DATASET CONTENT =>
* Start *
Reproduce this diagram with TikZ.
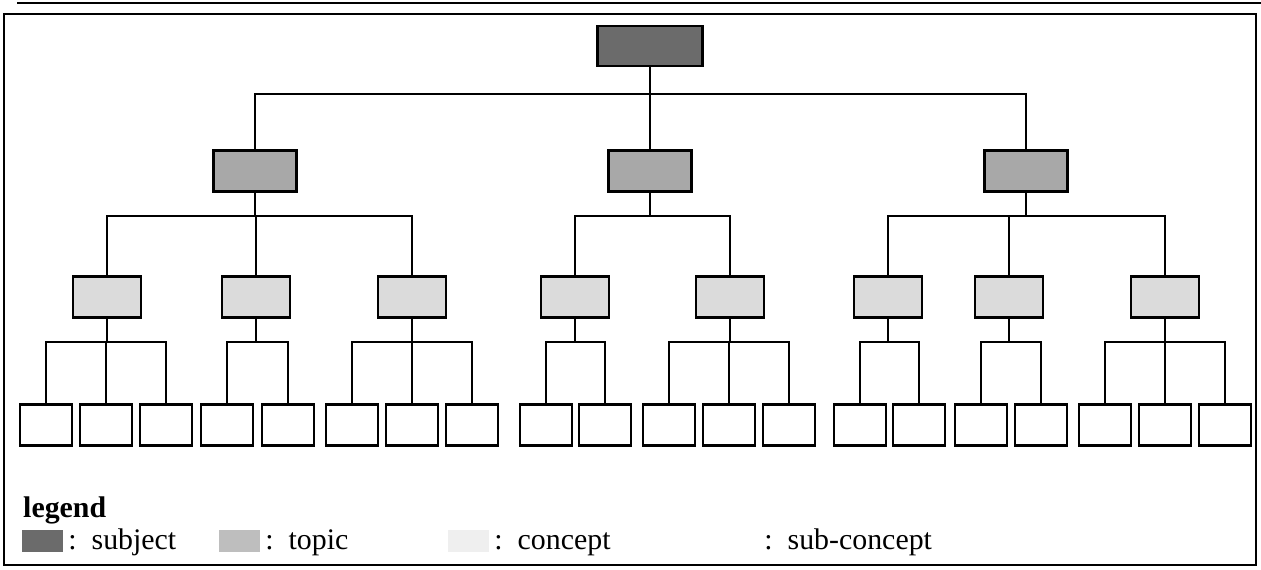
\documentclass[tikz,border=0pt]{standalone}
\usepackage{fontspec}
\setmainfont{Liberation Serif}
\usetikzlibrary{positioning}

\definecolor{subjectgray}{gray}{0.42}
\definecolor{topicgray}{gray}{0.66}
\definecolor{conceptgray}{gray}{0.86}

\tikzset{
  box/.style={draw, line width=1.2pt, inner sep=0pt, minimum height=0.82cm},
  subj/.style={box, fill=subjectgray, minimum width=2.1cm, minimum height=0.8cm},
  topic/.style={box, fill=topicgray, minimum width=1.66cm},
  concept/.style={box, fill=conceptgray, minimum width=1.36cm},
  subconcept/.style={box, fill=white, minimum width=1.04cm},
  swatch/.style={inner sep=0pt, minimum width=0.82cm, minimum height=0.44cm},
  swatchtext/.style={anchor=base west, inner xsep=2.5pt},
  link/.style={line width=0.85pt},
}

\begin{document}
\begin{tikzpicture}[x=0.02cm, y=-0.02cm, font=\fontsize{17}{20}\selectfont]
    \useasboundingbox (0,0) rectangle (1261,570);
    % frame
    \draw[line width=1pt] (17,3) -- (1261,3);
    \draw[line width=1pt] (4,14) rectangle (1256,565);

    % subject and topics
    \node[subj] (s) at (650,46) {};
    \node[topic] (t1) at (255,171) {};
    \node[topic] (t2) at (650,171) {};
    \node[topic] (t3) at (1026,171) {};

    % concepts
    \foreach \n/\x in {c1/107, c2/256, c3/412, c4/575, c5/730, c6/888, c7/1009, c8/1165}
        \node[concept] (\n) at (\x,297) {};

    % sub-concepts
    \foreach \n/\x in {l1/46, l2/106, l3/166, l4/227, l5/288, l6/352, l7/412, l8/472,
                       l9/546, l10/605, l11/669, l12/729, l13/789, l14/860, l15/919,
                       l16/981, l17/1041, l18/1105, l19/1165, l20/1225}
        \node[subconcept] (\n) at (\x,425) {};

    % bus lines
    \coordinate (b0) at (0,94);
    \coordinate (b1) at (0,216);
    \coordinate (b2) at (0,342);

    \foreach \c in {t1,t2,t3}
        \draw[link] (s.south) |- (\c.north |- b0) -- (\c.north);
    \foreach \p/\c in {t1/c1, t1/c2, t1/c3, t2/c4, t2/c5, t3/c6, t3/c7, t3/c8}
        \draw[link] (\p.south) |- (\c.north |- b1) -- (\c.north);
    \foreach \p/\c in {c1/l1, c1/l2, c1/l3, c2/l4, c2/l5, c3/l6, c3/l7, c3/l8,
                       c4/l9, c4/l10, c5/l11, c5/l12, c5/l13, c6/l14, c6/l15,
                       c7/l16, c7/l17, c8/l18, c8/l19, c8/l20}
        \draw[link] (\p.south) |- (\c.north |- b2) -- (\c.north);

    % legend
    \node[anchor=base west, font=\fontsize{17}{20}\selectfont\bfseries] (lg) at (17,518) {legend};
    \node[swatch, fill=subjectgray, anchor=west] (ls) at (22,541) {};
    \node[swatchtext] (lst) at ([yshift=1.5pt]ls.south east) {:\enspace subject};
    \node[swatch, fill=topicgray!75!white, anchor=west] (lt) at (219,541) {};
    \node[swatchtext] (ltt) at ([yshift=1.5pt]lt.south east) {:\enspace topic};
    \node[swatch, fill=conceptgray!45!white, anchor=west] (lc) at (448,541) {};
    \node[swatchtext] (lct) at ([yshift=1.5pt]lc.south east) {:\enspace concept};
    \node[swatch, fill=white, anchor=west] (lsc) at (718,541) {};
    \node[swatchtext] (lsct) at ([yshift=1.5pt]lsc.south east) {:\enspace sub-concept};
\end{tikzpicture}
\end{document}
* End *
* Start *
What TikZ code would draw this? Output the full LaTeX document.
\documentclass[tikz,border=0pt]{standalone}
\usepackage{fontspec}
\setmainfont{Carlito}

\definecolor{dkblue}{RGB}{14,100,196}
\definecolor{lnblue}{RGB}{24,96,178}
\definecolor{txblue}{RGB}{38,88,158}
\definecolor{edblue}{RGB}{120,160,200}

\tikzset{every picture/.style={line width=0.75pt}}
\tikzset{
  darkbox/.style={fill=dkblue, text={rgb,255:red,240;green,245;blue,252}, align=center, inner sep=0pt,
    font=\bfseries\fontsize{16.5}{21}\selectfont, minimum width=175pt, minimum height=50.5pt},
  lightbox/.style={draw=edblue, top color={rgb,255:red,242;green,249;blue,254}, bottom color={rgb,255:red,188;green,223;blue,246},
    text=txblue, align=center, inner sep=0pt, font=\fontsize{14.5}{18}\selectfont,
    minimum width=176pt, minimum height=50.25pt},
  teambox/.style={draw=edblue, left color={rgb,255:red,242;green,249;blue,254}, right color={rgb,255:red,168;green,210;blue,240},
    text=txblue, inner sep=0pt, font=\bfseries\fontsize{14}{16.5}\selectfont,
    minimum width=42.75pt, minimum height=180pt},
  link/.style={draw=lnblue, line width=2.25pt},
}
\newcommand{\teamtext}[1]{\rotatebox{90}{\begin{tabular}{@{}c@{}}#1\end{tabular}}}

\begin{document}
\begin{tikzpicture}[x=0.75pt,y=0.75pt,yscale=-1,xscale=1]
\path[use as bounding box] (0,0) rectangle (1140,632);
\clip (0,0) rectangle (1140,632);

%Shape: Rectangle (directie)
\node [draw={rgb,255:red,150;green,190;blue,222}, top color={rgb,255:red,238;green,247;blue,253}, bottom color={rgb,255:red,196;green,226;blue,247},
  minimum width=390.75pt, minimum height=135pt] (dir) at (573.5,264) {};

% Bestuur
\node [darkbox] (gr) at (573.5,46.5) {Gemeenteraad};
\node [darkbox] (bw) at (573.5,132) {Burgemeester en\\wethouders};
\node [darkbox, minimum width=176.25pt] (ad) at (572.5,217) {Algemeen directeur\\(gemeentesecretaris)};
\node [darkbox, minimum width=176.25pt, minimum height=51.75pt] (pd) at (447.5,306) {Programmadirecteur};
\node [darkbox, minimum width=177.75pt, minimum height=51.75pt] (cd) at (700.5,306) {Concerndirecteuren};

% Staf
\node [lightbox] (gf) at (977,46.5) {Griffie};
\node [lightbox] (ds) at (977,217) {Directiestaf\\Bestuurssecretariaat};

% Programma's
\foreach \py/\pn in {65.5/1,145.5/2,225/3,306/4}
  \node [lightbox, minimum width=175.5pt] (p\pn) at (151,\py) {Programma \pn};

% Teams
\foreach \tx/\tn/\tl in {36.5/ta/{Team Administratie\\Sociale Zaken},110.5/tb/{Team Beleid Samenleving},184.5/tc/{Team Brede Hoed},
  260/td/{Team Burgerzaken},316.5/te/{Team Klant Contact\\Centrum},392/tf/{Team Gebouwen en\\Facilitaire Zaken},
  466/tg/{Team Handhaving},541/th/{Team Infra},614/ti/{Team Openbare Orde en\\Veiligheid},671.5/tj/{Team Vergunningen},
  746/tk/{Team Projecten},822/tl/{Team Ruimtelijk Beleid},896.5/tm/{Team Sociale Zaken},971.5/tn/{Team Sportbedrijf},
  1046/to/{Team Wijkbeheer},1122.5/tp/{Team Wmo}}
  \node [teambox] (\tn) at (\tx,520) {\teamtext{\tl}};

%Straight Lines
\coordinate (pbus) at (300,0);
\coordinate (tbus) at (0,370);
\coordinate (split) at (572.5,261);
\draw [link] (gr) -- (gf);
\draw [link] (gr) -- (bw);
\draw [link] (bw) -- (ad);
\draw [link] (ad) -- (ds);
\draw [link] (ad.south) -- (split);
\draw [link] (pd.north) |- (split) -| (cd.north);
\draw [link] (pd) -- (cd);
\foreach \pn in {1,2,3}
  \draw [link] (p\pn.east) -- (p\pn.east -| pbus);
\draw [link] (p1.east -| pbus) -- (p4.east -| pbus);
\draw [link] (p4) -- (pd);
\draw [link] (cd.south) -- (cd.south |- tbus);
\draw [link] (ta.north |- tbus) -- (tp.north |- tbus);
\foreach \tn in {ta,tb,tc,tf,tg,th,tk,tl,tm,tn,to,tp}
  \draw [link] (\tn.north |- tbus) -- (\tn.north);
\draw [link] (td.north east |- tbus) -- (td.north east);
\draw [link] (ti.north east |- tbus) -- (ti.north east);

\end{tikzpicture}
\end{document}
* End *
Extract exactly, and only, the lines from the one with "Reproduce this diagram with TikZ." to the one with "(t3) at (1026,171)", both ends counted. Leave the images behind.

Reproduce this diagram with TikZ.
\documentclass[tikz,border=0pt]{standalone}
\usepackage{fontspec}
\setmainfont{Liberation Serif}
\usetikzlibrary{positioning}

\definecolor{subjectgray}{gray}{0.42}
\definecolor{topicgray}{gray}{0.66}
\definecolor{conceptgray}{gray}{0.86}

\tikzset{
  box/.style={draw, line width=1.2pt, inner sep=0pt, minimum height=0.82cm},
  subj/.style={box, fill=subjectgray, minimum width=2.1cm, minimum height=0.8cm},
  topic/.style={box, fill=topicgray, minimum width=1.66cm},
  concept/.style={box, fill=conceptgray, minimum width=1.36cm},
  subconcept/.style={box, fill=white, minimum width=1.04cm},
  swatch/.style={inner sep=0pt, minimum width=0.82cm, minimum height=0.44cm},
  swatchtext/.style={anchor=base west, inner xsep=2.5pt},
  link/.style={line width=0.85pt},
}

\begin{document}
\begin{tikzpicture}[x=0.02cm, y=-0.02cm, font=\fontsize{17}{20}\selectfont]
    \useasboundingbox (0,0) rectangle (1261,570);
    % frame
    \draw[line width=1pt] (17,3) -- (1261,3);
    \draw[line width=1pt] (4,14) rectangle (1256,565);

    % subject and topics
    \node[subj] (s) at (650,46) {};
    \node[topic] (t1) at (255,171) {};
    \node[topic] (t2) at (650,171) {};
    \node[topic] (t3) at (1026,171) {};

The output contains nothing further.